» INSTRUCTION
Only the lines from the start of the data through the line with "ctx.fillRect(7.5, 8.5, 961.5, 520);" belong in the copy. Restate them word for word, minus the pictures.

» DATA IN THIS EXERCISE
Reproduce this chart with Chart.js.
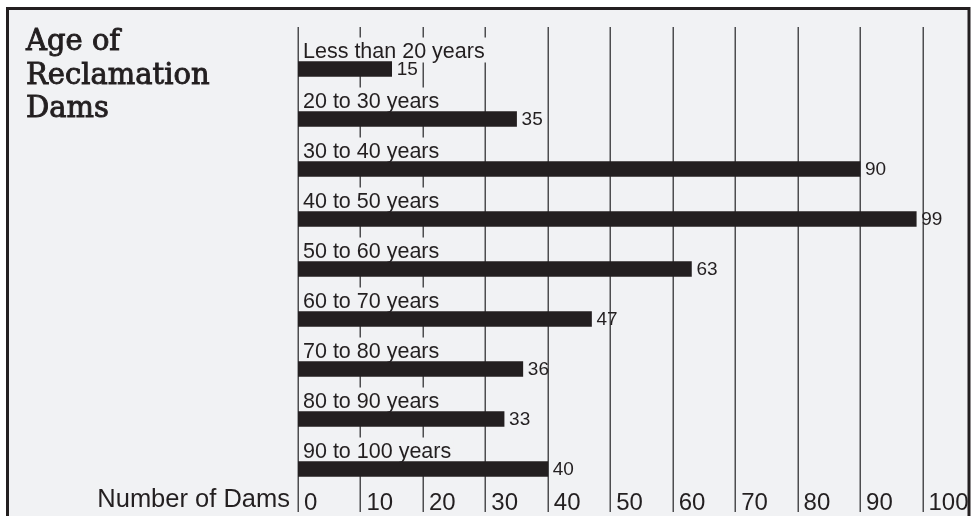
<!DOCTYPE html>
<html>
<head>
<meta charset="utf-8">
<script src="https://cdn.jsdelivr.net/npm/chart.js@4/dist/chart.umd.min.js"></script>
<style>
html, body { margin: 0; padding: 0; background: #ffffff; }
#wrap { width: 975px; height: 516px; }
</style>
</head>
<body>
<div id="wrap"><canvas id="chart" width="975" height="516"></canvas></div>
<script>
// values
const categories = ["Less than 20 years", "20 to 30 years", "30 to 40 years", "40 to 50 years",
	"50 to 60 years", "60 to 70 years", "70 to 80 years", "80 to 90 years", "90 to 100 years"];
const dams = [15, 35, 90, 99, 63, 47, 36, 33, 40];
const xTicks = [0, 10, 20, 30, 40, 50, 60, 70, 80, 90, 100];
const titleLines = ["Age of", "Reclamation", "Dams"];
const axisTitle = "Number of Dams";

const ink = "#231f20";
const paper = "#f1f2f4";
const sans = "'Liberation Sans', Arial, sans-serif";

const decor = {
	id: "decor",
	beforeDraw(chart){
		let ctx = chart.ctx;
		let x = chart.scales.x;
		let y = chart.scales.y;
		ctx.save();
		ctx.fillStyle = "#ffffff";
		ctx.fillRect(0, 0, chart.width, chart.height);
		ctx.fillStyle = paper;
		ctx.fillRect(7.5, 8.5, 961.5, 520);

		// vertical grid
		ctx.strokeStyle = "#4d4d4f";
		ctx.lineWidth = 1.5;
		for(let i = 0; i < xTicks.length; i++){
			let px = Math.round(x.getPixelForValue(xTicks[i])) + 0.25;
			ctx.beginPath();
			ctx.moveTo(px, 27);
			ctx.lineTo(px, 512);
			ctx.stroke();
		}

		// category labels sit on a paper box that hides the grid
		ctx.font = "21.5px " + sans;
		ctx.textBaseline = "alphabetic";
		ctx.textAlign = "left";
		for(let i = 0; i < categories.length; i++){
			let cy = y.getPixelForValue(i);
			let base = cy - 11.5;
			let x0 = x.getPixelForValue(0) + 5;
			let w = ctx.measureText(categories[i]).width;
			ctx.fillStyle = paper;
			ctx.fillRect(x0 - 4, base - 20, w + 6, 25);
			ctx.fillStyle = ink;
			ctx.fillText(categories[i], x0, base);
		}
		ctx.restore();
	},
	afterDraw(chart){
		let ctx = chart.ctx;
		let x = chart.scales.x;
		let y = chart.scales.y;
		ctx.save();
		ctx.fillStyle = ink;

		// value labels
		ctx.font = "19px " + sans;
		ctx.textAlign = "left";
		ctx.textBaseline = "middle";
		for(let i = 0; i < dams.length; i++){
			ctx.fillText(String(dams[i]), x.getPixelForValue(dams[i]) + 5, y.getPixelForValue(i) + 1);
		}

		// x tick labels
		ctx.font = "24px " + sans;
		ctx.textBaseline = "alphabetic";
		for(let i = 0; i < xTicks.length; i++){
			ctx.fillText(String(xTicks[i]), x.getPixelForValue(xTicks[i]) + 6, 510);
		}
		ctx.textAlign = "right";
		ctx.font = "25.5px " + sans;
		ctx.fillText(axisTitle, 290, 507);

		// title, thickened a little with a stroke
		ctx.textAlign = "left";
		ctx.font = "29px 'DejaVu Serif', serif";
		ctx.strokeStyle = ink;
		ctx.lineWidth = 0.9;
		for(let i = 0; i < titleLines.length; i++){
			ctx.fillText(titleLines[i], 26, 50 + i * 33.5);
			ctx.strokeText(titleLines[i], 26, 50 + i * 33.5);
		}

		// frame
		ctx.lineWidth = 3;
		ctx.strokeRect(7.5, 8.5, 961.5, 540);
		ctx.restore();
	}
};

let ctx = document.getElementById("chart").getContext("2d");
let chart = new Chart(ctx, {
	type: "bar",
	data: {
		labels: categories,
		datasets: [{
			data: dams,
			backgroundColor: ink,
			borderWidth: 0,
			barThickness: 15
		}]
	},
	options: {
		indexAxis: "y",
		responsive: false,
		animation: false,
		layout: { padding: { left: 298, right: 52.5, top: 44, bottom: 22 } },
		scales: {
			x: { display: false, min: 0, max: 100 },
			y: { display: false }
		},
		plugins: {
			legend: { display: false },
			tooltip: { enabled: false }
		}
	},
	plugins: [decor]
});
</script>
</body>
</html>
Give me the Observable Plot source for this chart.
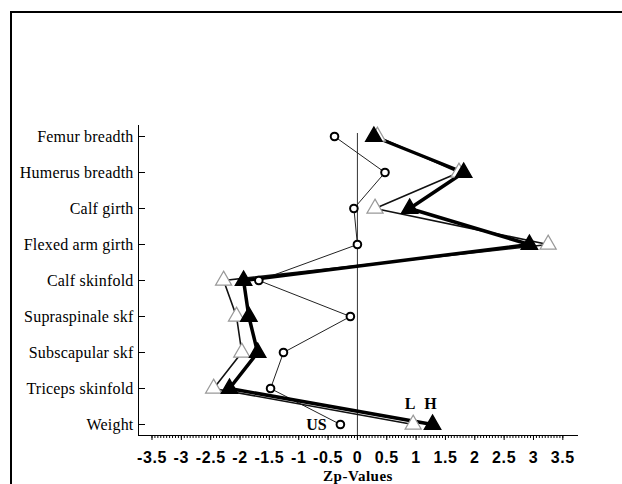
<!DOCTYPE html>
<html><head><meta charset="utf-8">
<script src="https://cdn.jsdelivr.net/npm/d3@7"></script>
<script src="https://cdn.jsdelivr.net/npm/@observablehq/plot@0.6"></script>
<style>
body{margin:0;background:#fff;}
#wrap{position:relative;width:622px;height:484px;overflow:hidden;background:#fff;}
#border{position:absolute;left:10px;top:11px;width:700px;height:600px;border-left:2px solid #000;border-top:2px solid #000;pointer-events:none;}
</style></head><body><div id="wrap"><div id="chart"></div><div id="border"></div></div>
<script>
const categories = ["Femur breadth","Humerus breadth","Calf girth","Flexed arm girth","Calf skinfold","Supraspinale skf","Subscapular skf","Triceps skinfold","Weight"];
const usValues = [-0.39, 0.47, -0.06, 0.0, -1.68, -0.12, -1.26, -1.48, -0.29];
const lValues  = [0.34, 1.73, 0.30, 3.25, -2.28, -2.06, -1.97, -2.45, 0.95];
const hValues  = [0.28, 1.81, 0.89, 2.93, -1.94, -1.85, -1.70, -2.18, 1.28];
const xTickValues = [-3.5,-3,-2.5,-2,-1.5,-1,-0.5,0,0.5,1,1.5,2,2.5,3,3.5];
const seriesLabels = ["US","L","H"];

const rows = (vals) => categories.map((c, i) => ({measure: c, value: vals[i]}));
const us = rows(usValues), lo = rows(lValues), hi = rows(hValues);
const last = categories.length - 1;
const minorTicks = d3.range(0, 141).map(i => -3.5 + i * 0.05);
const serif = "Liberation Serif, Times New Roman, serif";
const sans = "Liberation Sans, Arial, sans-serif";

const plot = Plot.plot({
  width: 622, height: 484,
  marginLeft: 138, marginRight: 45, marginTop: 125, marginBottom: 49,
  style: {background: "transparent", overflow: "visible"},
  x: {domain: [-3.73, 3.75]},
  y: {type: "point", domain: categories, padding: 0.245},
  marks: [
    Plot.ruleX([0], {insetTop: 8, stroke: "#333", strokeWidth: 1}),
    Plot.frame({anchor: "left", stroke: "#000"}),
    Plot.frame({anchor: "bottom", stroke: "#000"}),
    Plot.axisY({tickSize: -7, tickPadding: 12, label: null, fontFamily: serif, fontSize: 16}),
    Plot.axisX({ticks: minorTicks, tickSize: 3, tickFormat: () => "", label: null}),
    Plot.axisX({ticks: xTickValues, tickSize: 5, tickPadding: 11, tickFormat: d => String(d),
      fontFamily: sans, fontSize: 16, fontWeight: "bold",
      label: "Zp-Values", labelAnchor: "center", labelArrow: "none", labelOffset: 45}),
    Plot.line(us, {x: "value", y: "measure", stroke: "#222", strokeWidth: 1}),
    Plot.line(lo, {x: "value", y: "measure", stroke: "#111", strokeWidth: 1.6}),
    Plot.line(hi, {x: "value", y: "measure", stroke: "#000", strokeWidth: 3.5}),
    Plot.dot(lo, {x: "value", y: "measure", symbol: "triangle", r: 6, stroke: "#999", strokeWidth: 1.2, fill: "white"}),
    Plot.dot(hi, {x: "value", y: "measure", symbol: "triangle", r: 6, fill: "#000", stroke: "#000"}),
    Plot.dot(us, {x: "value", y: "measure", r: 3.8, stroke: "#000", strokeWidth: 2, fill: "white"}),
    Plot.text([us[last]], {x: "value", y: "measure", text: () => seriesLabels[0], dx: -24, fontFamily: serif, fontWeight: "bold", fontSize: 16}),
    Plot.text([lo[last]], {x: "value", y: "measure", text: () => seriesLabels[1], dx: -3, dy: -21, fontFamily: serif, fontWeight: "bold", fontSize: 16}),
    Plot.text([hi[last]], {x: "value", y: "measure", text: () => seriesLabels[2], dx: -2, dy: -21, fontFamily: serif, fontWeight: "bold", fontSize: 16})
  ]
});
const svg = d3.select(plot);
svg.selectAll('g[aria-label="y-axis tick label"] text')
  .style("font-family", serif).style("font-size", "16px").style("letter-spacing", "0.2px");
svg.selectAll('g[aria-label="x-axis tick label"] text')
  .style("font-family", sans).style("font-size", "16px").style("font-weight", "bold").style("letter-spacing", "0.6px");
svg.selectAll('g[aria-label="x-axis label"] text')
  .style("font-family", serif).style("font-size", "15px").style("font-weight", "bold").style("letter-spacing", "0.5px");
document.getElementById("chart").appendChild(plot);
</script></body></html>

» ANSWER TO THE PROBLEM
Reproduce this chart with Chart.js.
<!DOCTYPE html>
<html>
<head>
<meta charset="utf-8">
<script src="https://cdn.jsdelivr.net/npm/chart.js@4/dist/chart.umd.min.js"></script>
<style>
html, body { margin: 0; padding: 0; background: #ffffff; }
#wrap { width: 975px; height: 516px; }
</style>
</head>
<body>
<div id="wrap"><canvas id="chart" width="975" height="516"></canvas></div>
<script>
// values
const categories = ["Less than 20 years", "20 to 30 years", "30 to 40 years", "40 to 50 years",
	"50 to 60 years", "60 to 70 years", "70 to 80 years", "80 to 90 years", "90 to 100 years"];
const dams = [15, 35, 90, 99, 63, 47, 36, 33, 40];
const xTicks = [0, 10, 20, 30, 40, 50, 60, 70, 80, 90, 100];
const titleLines = ["Age of", "Reclamation", "Dams"];
const axisTitle = "Number of Dams";

const ink = "#231f20";
const paper = "#f1f2f4";
const sans = "'Liberation Sans', Arial, sans-serif";

const decor = {
	id: "decor",
	beforeDraw(chart){
		let ctx = chart.ctx;
		let x = chart.scales.x;
		let y = chart.scales.y;
		ctx.save();
		ctx.fillStyle = "#ffffff";
		ctx.fillRect(0, 0, chart.width, chart.height);
		ctx.fillStyle = paper;
		ctx.fillRect(7.5, 8.5, 961.5, 520);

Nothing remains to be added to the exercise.